SUPPLIED DATA:
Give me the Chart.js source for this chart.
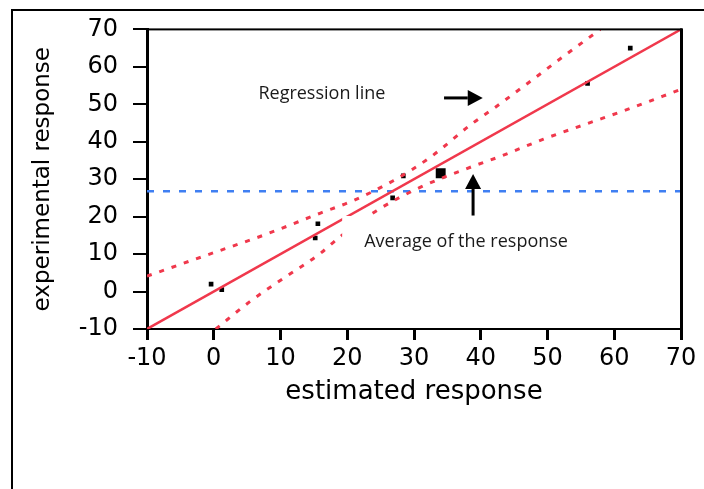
<!DOCTYPE html>
<html>
<head>
<meta charset="utf-8">
<title>experimental vs estimated response</title>
<script src="https://cdn.jsdelivr.net/npm/chart.js@4.4.1/dist/chart.umd.min.js"></script>
<style>
  html, body { margin: 0; padding: 0; background: #fff; }
  #chart { display: block; }
</style>
</head>
<body>
<canvas id="chart" width="704" height="489"></canvas>
<script>
// observed runs (estimated vs experimental)
const estimated = [-0.4, 1.2, 15.2, 15.6, 26.8, 28.4, 56.0, 62.4];
const experimental = [2.0, 0.5, 14.3, 18.1, 25.0, 30.9, 55.6, 65.0];
// run drawn with the big marker
const markedEstimated = [34.0];
const markedExperimental = [31.6];

// fitted line
const fitX = [-10, 70];
const fitY = [-10, 70];

// confidence bands
const upperX = [-10, -1.1, 7.7, 15.9, 20.9, 26.9, 32.4, 38.6, 42.1, 47.1, 52.4, 57.9];
const upperY = [4.1, 9.7, 15.2, 20.9, 24.3, 29.6, 35.8, 44.7, 49.1, 55.7, 62.8, 70];
const lowerX = [0.3, 5.4, 10.4, 15.9, 18.9, 24.4, 30.9, 38.6, 43.1, 49.4, 55.9, 62.4, 70];
const lowerY = [-10, -2.7, 3.5, 10.1, 14.6, 21.6, 27.8, 33.3, 36.2, 40.7, 44.8, 48.9, 54.0];

// average of the response
const meanResponse = 26.8;
const meanX = [-10, 70];

const axisTicks = [-10, 0, 10, 20, 30, 40, 50, 60, 70];

const RED = '#f0384c';
const BLUE = '#3f7ff2';

const toPoints = (xs, ys) => xs.map((x, i) => ({ x, y: ys[i] }));

// annotation texts and arrows, placed in data units
const notes = [
  { text: 'Regression line', x: 16.2, y: 51.3, box: false },
  { text: 'Average of the response', x: 37.8, y: 11.9, box: true }
];
const arrows = [
  { from: [34.5, 51.7], to: [40.3, 51.7] },
  { from: [38.85, 20.3], to: [38.85, 31.4] }
];

const framePlugin = {
  id: 'frame',
  beforeDraw(chart) {
    const ctx = chart.ctx;
    ctx.save();
    ctx.fillStyle = '#fff';
    ctx.fillRect(0, 0, chart.width, chart.height);
    // outer frame (top + left edges visible)
    ctx.fillStyle = '#000';
    ctx.fillRect(11, 9, chart.width - 11, 2);
    ctx.fillRect(11, 9, 2, chart.height - 9);
    ctx.restore();
  },
  afterDraw(chart) {
    const { left, right, top, bottom } = chart.chartArea;
    const ctx = chart.ctx;
    ctx.save();
    ctx.fillStyle = '#000';
    ctx.fillRect(left - 1, top - 1, right - left + 2, 2);
    ctx.fillRect(right - 1, top - 1, 3, bottom - top + 2);
    ctx.restore();
  }
};

const notesPlugin = {
  id: 'notes',
  afterDatasetsDraw(chart) {
    const ctx = chart.ctx;
    const xs = chart.scales.x, ys = chart.scales.y;
    ctx.save();
    ctx.font = '18px "Open Sans"';
    ctx.textBaseline = 'alphabetic';
    ctx.textAlign = 'center';
    notes.forEach(n => {
      const px = xs.getPixelForValue(n.x);
      const py = ys.getPixelForValue(n.y);
      const w = ctx.measureText(n.text).width;
      if (n.box) {
        ctx.fillStyle = '#fff';
        ctx.fillRect(px - w / 2 - 22, py - 31, w + 44, 50);
      }
      ctx.fillStyle = '#1a1a1a';
      ctx.fillText(n.text, px, py);
    });

    ctx.strokeStyle = '#000';
    ctx.fillStyle = '#000';
    ctx.lineWidth = 3;
    arrows.forEach(a => {
      const x0 = xs.getPixelForValue(a.from[0]), y0 = ys.getPixelForValue(a.from[1]);
      const x1 = xs.getPixelForValue(a.to[0]), y1 = ys.getPixelForValue(a.to[1]);
      const ang = Math.atan2(y1 - y0, x1 - x0);
      const head = 15, half = 8;
      const bx = x1 - head * Math.cos(ang), by = y1 - head * Math.sin(ang);
      ctx.beginPath();
      ctx.moveTo(x0, y0);
      ctx.lineTo(bx, by);
      ctx.stroke();
      ctx.beginPath();
      ctx.moveTo(x1, y1);
      ctx.lineTo(bx + half * Math.sin(ang), by - half * Math.cos(ang));
      ctx.lineTo(bx - half * Math.sin(ang), by + half * Math.cos(ang));
      ctx.closePath();
      ctx.fill();
    });
    ctx.restore();
  }
};

const lineSet = (label, points, color, width, dash) => ({
  label,
  data: points,
  showLine: true,
  cubicInterpolationMode: 'monotone',
  borderColor: color,
  borderWidth: width,
  borderDash: dash,
  pointRadius: 0,
  fill: false
});

new Chart(document.getElementById('chart'), {
  type: 'scatter',
  data: {
    datasets: [
      lineSet('Upper band', toPoints(upperX, upperY), RED, 3, [5, 8]),
      lineSet('Lower band', toPoints(lowerX, lowerY), RED, 3, [5, 8]),
      lineSet('Regression line', toPoints(fitX, fitY), RED, 2.5, []),
      lineSet('Average of the response', toPoints(meanX, meanX.map(() => meanResponse)), BLUE, 2.5, [7, 9]),
      {
        label: 'Runs',
        data: toPoints(estimated, experimental),
        pointStyle: 'rect',
        pointRadius: 3.3,
        pointBorderWidth: 0,
        backgroundColor: '#000',
        borderColor: '#000'
      },
      {
        label: 'Marked run',
        data: toPoints(markedEstimated, markedExperimental),
        pointStyle: 'rect',
        pointRadius: 7,
        pointBorderWidth: 0,
        backgroundColor: '#000',
        borderColor: '#000'
      }
    ]
  },
  options: {
    responsive: false,
    animation: false,
    devicePixelRatio: 1,
    layout: { padding: { top: 28, right: 23, left: 0, bottom: 0 } },
    plugins: { legend: { display: false }, tooltip: { enabled: false } },
    scales: {
      x: {
        type: 'linear',
        min: -10,
        max: 70,
        afterBuildTicks: s => { s.ticks = axisTicks.map(v => ({ value: v })); },
        afterFit: s => { s.height = 160; },
        border: { display: true, color: '#000', width: 2 },
        grid: { drawOnChartArea: false, drawTicks: true, tickLength: 11, color: '#000', lineWidth: 3 },
        ticks: { color: '#000', padding: 4, maxRotation: 0, font: { family: 'DejaVu Sans', size: 24 } },
        title: {
          display: true,
          text: 'estimated response',
          color: '#000',
          font: { family: 'DejaVu Sans', size: 26 },
          padding: { top: 0, bottom: 81 }
        }
      },
      y: {
        type: 'linear',
        min: -10,
        max: 70,
        afterBuildTicks: s => { s.ticks = axisTicks.map(v => ({ value: v })); },
        afterFit: s => { s.width = 147; },
        border: { display: true, color: '#000', width: 3 },
        grid: { drawOnChartArea: false, drawTicks: true, tickLength: 14, color: '#000', lineWidth: 2 },
        ticks: { color: '#000', padding: 15, font: { family: 'DejaVu Sans', size: 24 } },
        title: {
          display: true,
          text: 'experimental response',
          color: '#000',
          font: { family: 'DejaVu Sans', size: 23 },
          padding: { top: 29, bottom: 0 }
        }
      }
    }
  },
  plugins: [framePlugin, notesPlugin]
});
</script>
</body>
</html>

REQUIREMENT: Write out the listing word for word, omitting the pictures it holds.

ANSWER FOR THE TASK:
Give me the Chart.js source for this chart.
<!DOCTYPE html>
<html>
<head>
<meta charset="utf-8">
<title>experimental vs estimated response</title>
<script src="https://cdn.jsdelivr.net/npm/chart.js@4.4.1/dist/chart.umd.min.js"></script>
<style>
  html, body { margin: 0; padding: 0; background: #fff; }
  #chart { display: block; }
</style>
</head>
<body>
<canvas id="chart" width="704" height="489"></canvas>
<script>
// observed runs (estimated vs experimental)
const estimated = [-0.4, 1.2, 15.2, 15.6, 26.8, 28.4, 56.0, 62.4];
const experimental = [2.0, 0.5, 14.3, 18.1, 25.0, 30.9, 55.6, 65.0];
// run drawn with the big marker
const markedEstimated = [34.0];
const markedExperimental = [31.6];

// fitted line
const fitX = [-10, 70];
const fitY = [-10, 70];

// confidence bands
const upperX = [-10, -1.1, 7.7, 15.9, 20.9, 26.9, 32.4, 38.6, 42.1, 47.1, 52.4, 57.9];
const upperY = [4.1, 9.7, 15.2, 20.9, 24.3, 29.6, 35.8, 44.7, 49.1, 55.7, 62.8, 70];
const lowerX = [0.3, 5.4, 10.4, 15.9, 18.9, 24.4, 30.9, 38.6, 43.1, 49.4, 55.9, 62.4, 70];
const lowerY = [-10, -2.7, 3.5, 10.1, 14.6, 21.6, 27.8, 33.3, 36.2, 40.7, 44.8, 48.9, 54.0];

// average of the response
const meanResponse = 26.8;
const meanX = [-10, 70];

const axisTicks = [-10, 0, 10, 20, 30, 40, 50, 60, 70];

const RED = '#f0384c';
const BLUE = '#3f7ff2';

const toPoints = (xs, ys) => xs.map((x, i) => ({ x, y: ys[i] }));

// annotation texts and arrows, placed in data units
const notes = [
  { text: 'Regression line', x: 16.2, y: 51.3, box: false },
  { text: 'Average of the response', x: 37.8, y: 11.9, box: true }
];
const arrows = [
  { from: [34.5, 51.7], to: [40.3, 51.7] },
  { from: [38.85, 20.3], to: [38.85, 31.4] }
];

const framePlugin = {
  id: 'frame',
  beforeDraw(chart) {
    const ctx = chart.ctx;
    ctx.save();
    ctx.fillStyle = '#fff';
    ctx.fillRect(0, 0, chart.width, chart.height);
    // outer frame (top + left edges visible)
    ctx.fillStyle = '#000';
    ctx.fillRect(11, 9, chart.width - 11, 2);
    ctx.fillRect(11, 9, 2, chart.height - 9);
    ctx.restore();
  },
  afterDraw(chart) {
    const { left, right, top, bottom } = chart.chartArea;
    const ctx = chart.ctx;
    ctx.save();
    ctx.fillStyle = '#000';
    ctx.fillRect(left - 1, top - 1, right - left + 2, 2);
    ctx.fillRect(right - 1, top - 1, 3, bottom - top + 2);
    ctx.restore();
  }
};

const notesPlugin = {
  id: 'notes',
  afterDatasetsDraw(chart) {
    const ctx = chart.ctx;
    const xs = chart.scales.x, ys = chart.scales.y;
    ctx.save();
    ctx.font = '18px "Open Sans"';
    ctx.textBaseline = 'alphabetic';
    ctx.textAlign = 'center';
    notes.forEach(n => {
      const px = xs.getPixelForValue(n.x);
      const py = ys.getPixelForValue(n.y);
      const w = ctx.measureText(n.text).width;
      if (n.box) {
        ctx.fillStyle = '#fff';
        ctx.fillRect(px - w / 2 - 22, py - 31, w + 44, 50);
      }
      ctx.fillStyle = '#1a1a1a';
      ctx.fillText(n.text, px, py);
    });

    ctx.strokeStyle = '#000';
    ctx.fillStyle = '#000';
    ctx.lineWidth = 3;
    arrows.forEach(a => {
      const x0 = xs.getPixelForValue(a.from[0]), y0 = ys.getPixelForValue(a.from[1]);
      const x1 = xs.getPixelForValue(a.to[0]), y1 = ys.getPixelForValue(a.to[1]);
      const ang = Math.atan2(y1 - y0, x1 - x0);
      const head = 15, half = 8;
      const bx = x1 - head * Math.cos(ang), by = y1 - head * Math.sin(ang);
      ctx.beginPath();
      ctx.moveTo(x0, y0);
      ctx.lineTo(bx, by);
      ctx.stroke();
      ctx.beginPath();
      ctx.moveTo(x1, y1);
      ctx.lineTo(bx + half * Math.sin(ang), by - half * Math.cos(ang));
      ctx.lineTo(bx - half * Math.sin(ang), by + half * Math.cos(ang));
      ctx.closePath();
      ctx.fill();
    });
    ctx.restore();
  }
};

const lineSet = (label, points, color, width, dash) => ({
  label,
  data: points,
  showLine: true,
  cubicInterpolationMode: 'monotone',
  borderColor: color,
  borderWidth: width,
  borderDash: dash,
  pointRadius: 0,
  fill: false
});

new Chart(document.getElementById('chart'), {
  type: 'scatter',
  data: {
    datasets: [
      lineSet('Upper band', toPoints(upperX, upperY), RED, 3, [5, 8]),
      lineSet('Lower band', toPoints(lowerX, lowerY), RED, 3, [5, 8]),
      lineSet('Regression line', toPoints(fitX, fitY), RED, 2.5, []),
      lineSet('Average of the response', toPoints(meanX, meanX.map(() => meanResponse)), BLUE, 2.5, [7, 9]),
      {
        label: 'Runs',
        data: toPoints(estimated, experimental),
        pointStyle: 'rect',
        pointRadius: 3.3,
        pointBorderWidth: 0,
        backgroundColor: '#000',
        borderColor: '#000'
      },
      {
        label: 'Marked run',
        data: toPoints(markedEstimated, markedExperimental),
        pointStyle: 'rect',
        pointRadius: 7,
        pointBorderWidth: 0,
        backgroundColor: '#000',
        borderColor: '#000'
      }
    ]
  },
  options: {
    responsive: false,
    animation: false,
    devicePixelRatio: 1,
    layout: { padding: { top: 28, right: 23, left: 0, bottom: 0 } },
    plugins: { legend: { display: false }, tooltip: { enabled: false } },
    scales: {
      x: {
        type: 'linear',
        min: -10,
        max: 70,
        afterBuildTicks: s => { s.ticks = axisTicks.map(v => ({ value: v })); },
        afterFit: s => { s.height = 160; },
        border: { display: true, color: '#000', width: 2 },
        grid: { drawOnChartArea: false, drawTicks: true, tickLength: 11, color: '#000', lineWidth: 3 },
        ticks: { color: '#000', padding: 4, maxRotation: 0, font: { family: 'DejaVu Sans', size: 24 } },
        title: {
          display: true,
          text: 'estimated response',
          color: '#000',
          font: { family: 'DejaVu Sans', size: 26 },
          padding: { top: 0, bottom: 81 }
        }
      },
      y: {
        type: 'linear',
        min: -10,
        max: 70,
        afterBuildTicks: s => { s.ticks = axisTicks.map(v => ({ value: v })); },
        afterFit: s => { s.width = 147; },
        border: { display: true, color: '#000', width: 3 },
        grid: { drawOnChartArea: false, drawTicks: true, tickLength: 14, color: '#000', lineWidth: 2 },
        ticks: { color: '#000', padding: 15, font: { family: 'DejaVu Sans', size: 24 } },
        title: {
          display: true,
          text: 'experimental response',
          color: '#000',
          font: { family: 'DejaVu Sans', size: 23 },
          padding: { top: 29, bottom: 0 }
        }
      }
    }
  },
  plugins: [framePlugin, notesPlugin]
});
</script>
</body>
</html>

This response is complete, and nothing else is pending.